La pubblicità, portata al massimo delle sue possibilità attrattive, serve dunque per magnificare un prodotto. E’ la logica della Coca Cola, la bevanda più diffusa al mondo: fa pubblicità non certo per vendere di più ma per affermare un potere. In questa prospettiva la pubblicità non è vista come un mezzo di convincimento ma come uno strumento di consolidamento, una prova di ostentazione di presenza e di successo, quella che nella società istituzionale corrisponde alla parata. E tale è stata infatti la cerimonia sulla Pennsylvania Avenue.
Se così stanno le cose, la pubblicità non può che essere invasiva. L’ultima strategia l’abbiamo osservata, preoccupatissimi, quando su la Repubblica e il Corriere della sera sono apparse inserzioni della Telecom fatte per condividere la pagina con i testi giornalistici, i quali sormontavano un fondo costituito appunto dalla pubblicità. Il vecchio divieto di commistione fra pubblicità e informazione, insegnato in ogni scuola di giornalismo, è saltato nel giro di un giorno. Gli inserzionisti Telecom si sono resi conto che una pagina pubblicitaria non induce il lettore a fermarsi quanto può farlo un articolo giornalistico. Per riuscire a trattenere il lettore su una pubblicità è dunque necessario spacciargli un secondo piatto, appunto un servizio giornalistico.
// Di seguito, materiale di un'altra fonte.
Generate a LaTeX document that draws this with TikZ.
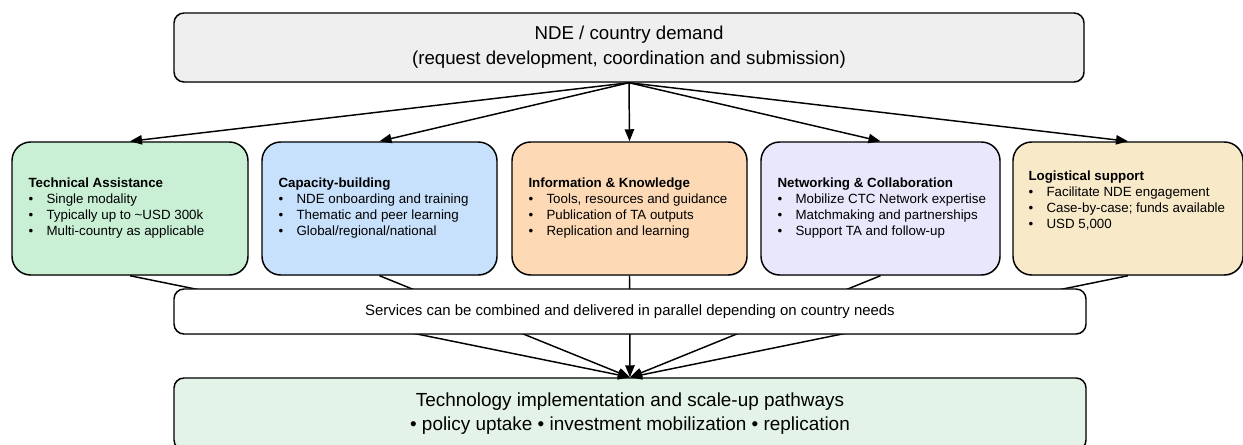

Per fortuna questo esperimento è durato lo spazio di un mattino, ma è suonato come un pericoloso precedente o un tentativo di assaggio. Scopo della pubblicità, in un rinnovato e invalente clima di infotaitment, è quello di sostituire il giornalismo con lo spettacolo e rendere anche le notizie una forma di pubblicità. Da gridare come merci in vetrina, non diversamente del resto da quanto si vede già in certi telegiornali americani.